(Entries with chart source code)
################
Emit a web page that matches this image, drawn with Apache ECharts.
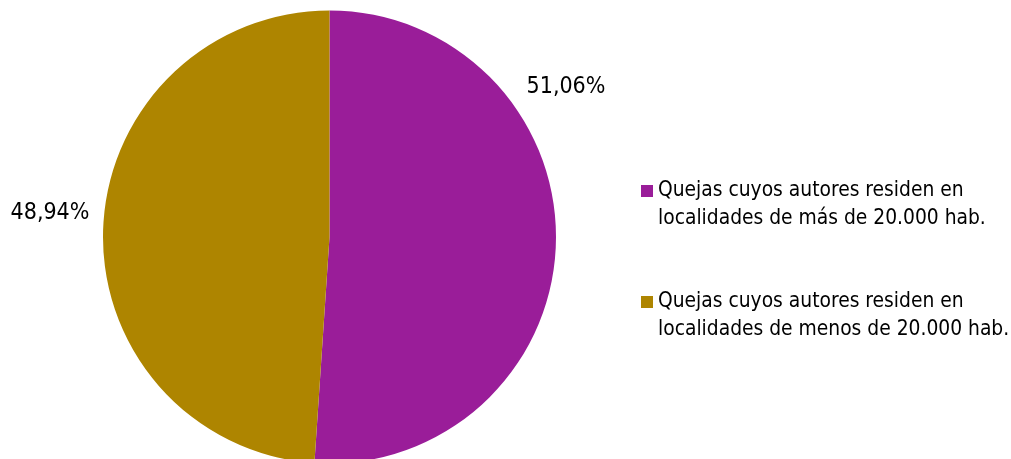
<!DOCTYPE html>
<html>
<head>
<meta charset="utf-8">
<script src="https://cdn.jsdelivr.net/npm/echarts@6/dist/echarts.min.js"></script>
<style>
html,body{margin:0;padding:0;background:#fff;}
#chart{width:1011px;height:459px;}
</style>
</head>
<body>
<div id="chart"></div>
<script>
var categories = [
  'Quejas cuyos autores residen en\nlocalidades de más de 20.000 hab.',
  'Quejas cuyos autores residen en\nlocalidades de menos de 20.000 hab.'
];
var values = [51.06, 48.94];
var labelTexts = ['51,06%', '48,94%'];
var colors = ['#9A1D99', '#AE8500'];
var labelAnchors = [[566, 87], [50, 213]];

var chart = echarts.init(document.getElementById('chart'), null, {renderer: 'canvas'});
var FONT = '"DejaVu Sans Condensed", "DejaVu Sans", sans-serif';

var data = categories.map(function (c, i) {
  return { name: c, value: values[i], itemStyle: { color: colors[i] } };
});

chart.setOption({
  animation: false,
  backgroundColor: '#fff',
  legend: {
    orient: 'vertical',
    left: 641,
    top: 177,
    padding: 0,
    // square at the top of a taller box so it lines up with the first text line
    icon: 'path://M0,0H10V10H0Z M0,33.32H0.01V33.33H0Z',
    itemWidth: 12,
    itemHeight: 40,
    itemGap: 55,
    itemStyle: { borderWidth: 0 },
    textStyle: {
      fontFamily: FONT,
      fontSize: 20.8,
      color: '#000',
      lineHeight: 28
    },
    data: categories
  },
  series: [{
    type: 'pie',
    center: [329.5, 237],
    radius: 226.5,
    startAngle: 90,
    clockwise: true,
    avoidLabelOverlap: false,
    itemStyle: { borderWidth: 0 },
    label: {
      show: true,
      position: 'outside',
      fontFamily: FONT,
      fontSize: 23,
      color: '#000',
      formatter: function (p) { return labelTexts[p.dataIndex]; }
    },
    labelLine: { show: false },
    labelLayout: function (p) {
      var a = labelAnchors[p.dataIndex];
      return { x: a[0], y: a[1], align: 'center', verticalAlign: 'middle' };
    },
    emphasis: { disabled: true },
    data: data
  }]
});
</script>
</body>
</html>
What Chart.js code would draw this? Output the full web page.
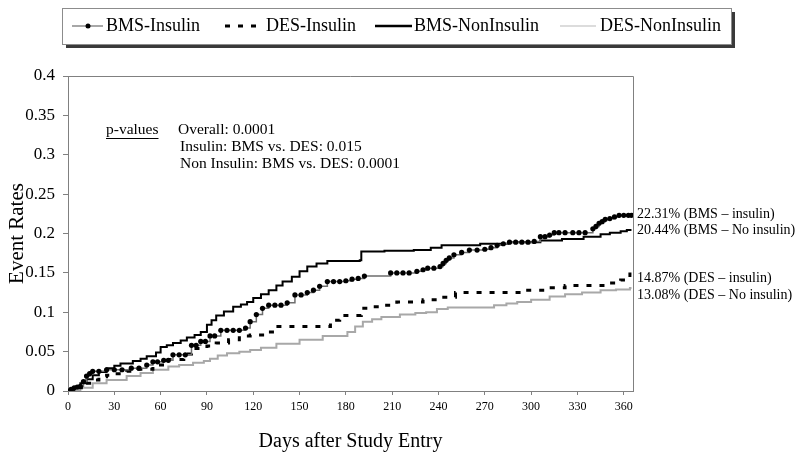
<!DOCTYPE html>
<html><head><meta charset="utf-8">
<script src="https://cdn.jsdelivr.net/npm/chart.js@4/dist/chart.umd.min.js"></script>
<style>html,body{margin:0;padding:0;background:#fff}#wrap{width:800px;height:461px;position:relative}</style>
</head><body><div id="wrap"><canvas id="c" width="800" height="461"></canvas></div>
<script>
const seriesNames = ['BMS-Insulin', 'DES-Insulin', 'BMS-NonInsulin', 'DES-NonInsulin'];

const bmsInsDays  = [0,2,4,6,8,10,12,14,16,20,25,30,35,41,46,51,55,58,62,65,68,72,76,80,83,86,89,92,95,99,103,107,111,115,118,122,126,130,134,138,142,147,151,155,159,163,168,172,176,180,184,188,192,209,213,217,221,226,230,233,237,241,243,245,247,250,255,260,265,270,274,278,282,286,290,294,298,302,306,309,312,315,318,322,327,331,335,340,342,344,346,348,351,354,357,360,363,365];
const bmsInsRates = [0,0.002,0.004,0.005,0.006,0.012,0.019,0.022,0.025,0.025,0.027,0.027,0.027,0.029,0.029,0.033,0.037,0.037,0.039,0.039,0.046,0.046,0.046,0.058,0.058,0.063,0.063,0.070,0.070,0.077,0.077,0.077,0.077,0.080,0.088,0.097,0.105,0.109,0.109,0.109,0.112,0.122,0.122,0.125,0.128,0.133,0.139,0.139,0.139,0.140,0.142,0.143,0.146,0.150,0.150,0.150,0.150,0.152,0.154,0.156,0.156,0.158,0.162,0.166,0.169,0.173,0.176,0.179,0.179,0.180,0.182,0.185,0.187,0.189,0.189,0.189,0.189,0.190,0.196,0.196,0.198,0.201,0.201,0.201,0.201,0.201,0.201,0.206,0.209,0.213,0.215,0.218,0.219,0.221,0.2231,0.2231,0.2231,0.2231];

const desInsDays  = [0,5,10,15,20,25,30,38,45,55,65,75,80,90,96,104,111,118,128,135,170,176,190,194,203,213,230,240,251,295,313,322,349,358,364,365];
const desInsRates = [0,0.004,0.010,0.014,0.018,0.020,0.022,0.025,0.0275,0.033,0.040,0.047,0.054,0.057,0.061,0.065,0.070,0.071,0.075,0.082,0.090,0.096,0.105,0.107,0.109,0.113,0.116,0.119,0.125,0.128,0.131,0.134,0.137,0.141,0.1487,0.1487];

const bmsNonDays  = [0,4,8,12,16,20,25,30,34,42,47,51,57,60,64,68,73,77,82,86,90,93,96,101,107,112,116,120,125,130,135,139,145,150,155,161,168,189,190,205,224,235,242,267,285,306,320,334,345,351,358,362,365];
const bmsNonRates = [0,0.005,0.010,0.015,0.020,0.024,0.029,0.032,0.035,0.038,0.041,0.044,0.049,0.056,0.058,0.061,0.064,0.068,0.071,0.075,0.084,0.090,0.096,0.101,0.107,0.110,0.113,0.118,0.123,0.128,0.134,0.139,0.145,0.152,0.158,0.162,0.165,0.166,0.177,0.178,0.179,0.182,0.185,0.187,0.189,0.191,0.193,0.196,0.199,0.201,0.203,0.2044,0.2044];

const desNonDays  = [0,8,16,25,38,47,55,65,72,81,88,92,97,103,111,118,125,135,150,165,181,186,191,197,203,215,225,232,239,246,270,276,284,291,300,312,322,333,345,355,364,365];
const desNonRates = [0,0.004,0.010,0.014,0.019,0.023,0.027,0.031,0.033,0.036,0.038,0.041,0.045,0.048,0.050,0.052,0.055,0.060,0.065,0.070,0.075,0.082,0.088,0.091,0.094,0.097,0.099,0.100,0.104,0.106,0.106,0.109,0.111,0.113,0.116,0.120,0.123,0.125,0.128,0.129,0.1308,0.1308];

const xTickValues = [0,30,60,90,120,150,180,210,240,270,300,330,360];
const yTickLabels = ['0','0.05','0.1','0.15','0.2','0.25','0.3','0.35','0.4'];
const endLabels = ['22.31% (BMS \u2013 insulin)', '20.44% (BMS \u2013 No insulin)', '14.87% (DES \u2013 insulin)', '13.08% (DES \u2013 No insulin)'];
const pValueTitle = 'p-values';
const pValueLines = ['Overall: 0.0001', 'Insulin: BMS vs. DES: 0.015', 'Non Insulin: BMS vs. DES: 0.0001'];
const xTitle = 'Days after Study Entry';
const yTitle = 'Event Rates';

const FONT = "'Liberation Serif', 'Times New Roman', serif";
const toPts = (d, r) => d.map((x, i) => ({x: x, y: r[i]}));

const overlay = {
  id: 'overlay',
  afterDraw(chart) {
    const ctx = chart.ctx, a = chart.chartArea;
    ctx.save();
    ctx.strokeStyle = '#808080'; ctx.lineWidth = 1;
    ctx.beginPath();
    ctx.moveTo(Math.round(a.left), Math.round(a.top) + 0.5);
    ctx.lineTo(Math.round(a.right) + 0.5, Math.round(a.top) + 0.5);
    ctx.lineTo(Math.round(a.right) + 0.5, Math.round(a.bottom));
    ctx.stroke();

    const lx = 62, ly = 8, lw = 669, lh = 36;
    ctx.fillStyle = '#3a3a3a';
    ctx.fillRect(lx + 4, ly + 4, lw, lh);
    ctx.fillStyle = '#ffffff';
    ctx.fillRect(lx, ly, lw, lh);
    ctx.strokeStyle = '#8c8c8c';
    ctx.strokeRect(lx + 0.5, ly + 0.5, lw, lh);

    const yc = 26;
    ctx.strokeStyle = '#8a8a8a'; ctx.lineWidth = 1.5;
    ctx.beginPath(); ctx.moveTo(72, yc); ctx.lineTo(103, yc); ctx.stroke();
    ctx.fillStyle = '#000'; ctx.beginPath(); ctx.arc(88, yc, 2.5, 0, Math.PI * 2); ctx.fill();
    ctx.strokeStyle = '#000'; ctx.lineWidth = 3; ctx.setLineDash([5, 8]);
    ctx.beginPath(); ctx.moveTo(225, yc); ctx.lineTo(262, yc); ctx.stroke();
    ctx.setLineDash([]);
    ctx.lineWidth = 2.5;
    ctx.beginPath(); ctx.moveTo(375, yc); ctx.lineTo(412, yc); ctx.stroke();
    ctx.strokeStyle = '#d0d0d0'; ctx.lineWidth = 1.5;
    ctx.beginPath(); ctx.moveTo(560, yc); ctx.lineTo(596, yc); ctx.stroke();

    ctx.fillStyle = '#000';
    ctx.font = '18px ' + FONT;
    ctx.textBaseline = 'middle'; ctx.textAlign = 'left';
    ctx.fillText(seriesNames[0], 106, yc);
    ctx.fillText(seriesNames[1], 266, yc);
    ctx.fillText(seriesNames[2], 414, yc);
    ctx.fillText(seriesNames[3], 600, yc);

    ctx.font = '15.5px ' + FONT;
    ctx.fillText(pValueTitle, 106, 130);
    const w = ctx.measureText(pValueTitle).width;
    ctx.strokeStyle = '#000'; ctx.lineWidth = 1;
    ctx.beginPath(); ctx.moveTo(106, 138.5); ctx.lineTo(106 + w, 138.5); ctx.stroke();
    ctx.fillText(pValueLines[0], 178, 130);
    ctx.fillText(pValueLines[1], 180, 147);
    ctx.fillText(pValueLines[2], 180, 164);

    ctx.font = '14px ' + FONT;
    const ys = [214, 230, 278, 295];
    endLabels.forEach((t, i) => ctx.fillText(t, a.right + 4, ys[i]));
    ctx.restore();
  }
};

new Chart(document.getElementById('c'), {
  type: 'line',
  data: {
    datasets: [
      { label: seriesNames[0], data: toPts(bmsInsDays, bmsInsRates), stepped: 'before',
        borderColor: '#6e6e6e', borderWidth: 1.5, pointRadius: 2.6, pointBackgroundColor: '#000', pointBorderColor: '#000', pointBorderWidth: 0 },
      { label: seriesNames[1], data: toPts(desInsDays, desInsRates), stepped: 'before',
        borderColor: '#000', borderWidth: 3, borderDash: [5, 8], pointRadius: 0 },
      { label: seriesNames[2], data: toPts(bmsNonDays, bmsNonRates), stepped: 'before',
        borderColor: '#000', borderWidth: 2, pointRadius: 0 },
      { label: seriesNames[3], data: toPts(desNonDays, desNonRates), stepped: 'before',
        borderColor: '#a8a8a8', borderWidth: 2, pointRadius: 0 }
    ]
  },
  options: {
    responsive: false, animation: false, devicePixelRatio: 1,
    layout: { padding: { left: 0, right: 167, top: 76, bottom: 0 } },
    plugins: { legend: { display: false }, tooltip: { enabled: false } },
    scales: {
      x: {
        type: 'linear', min: 0, max: 366,
        afterFit: s => { s.height = 70; },
        afterBuildTicks: s => { s.ticks = xTickValues.map(v => ({ value: v })); },
        border: { color: '#808080', width: 1 },
        grid: { drawOnChartArea: false, drawTicks: true, tickLength: 4, color: '#808080' },
        ticks: { font: { family: FONT, size: 12 }, color: '#000', padding: 5, maxRotation: 0, autoSkip: false },
        title: { display: true, text: xTitle, font: { family: FONT, size: 20 }, color: '#000', padding: { top: 0, bottom: 7 } }
      },
      y: {
        min: 0, max: 0.4,
        afterFit: s => { s.width = 68; },
        afterBuildTicks: s => { s.ticks = yTickLabels.map(t => ({ value: parseFloat(t) })); },
        border: { color: '#808080', width: 1 },
        grid: { drawOnChartArea: false, drawTicks: true, tickLength: 5, color: '#808080' },
        ticks: { font: { family: FONT, size: 17 }, color: '#000', padding: 8,
                 callback: (v, i) => yTickLabels[i] },
        title: { display: true, text: yTitle, font: { family: FONT, size: 21 }, color: '#000', padding: { top: 5, bottom: 0 } }
      }
    }
  },
  plugins: [overlay]
});
</script>
</body></html>
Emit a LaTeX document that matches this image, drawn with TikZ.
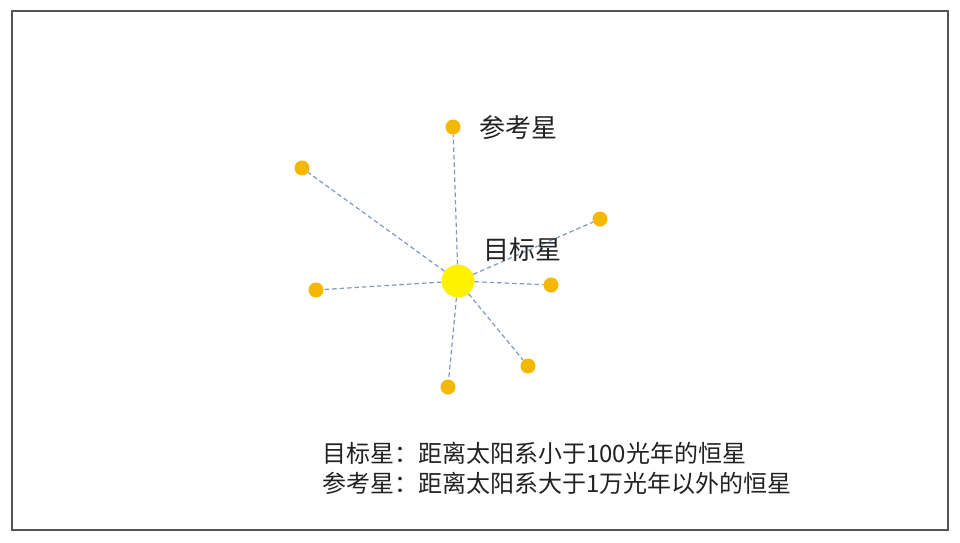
################
Exercise details
Write down every line from the opening of the listing to the line with "var labelAnchors = [[566, 87], [50, 213]];", both included, and nothing else; the pictures are omitted.

Answer to this exercise
Emit a web page that matches this image, drawn with Apache ECharts.
<!DOCTYPE html>
<html>
<head>
<meta charset="utf-8">
<script src="https://cdn.jsdelivr.net/npm/echarts@6/dist/echarts.min.js"></script>
<style>
html,body{margin:0;padding:0;background:#fff;}
#chart{width:1011px;height:459px;}
</style>
</head>
<body>
<div id="chart"></div>
<script>
var categories = [
  'Quejas cuyos autores residen en\nlocalidades de más de 20.000 hab.',
  'Quejas cuyos autores residen en\nlocalidades de menos de 20.000 hab.'
];
var values = [51.06, 48.94];
var labelTexts = ['51,06%', '48,94%'];
var colors = ['#9A1D99', '#AE8500'];
var labelAnchors = [[566, 87], [50, 213]];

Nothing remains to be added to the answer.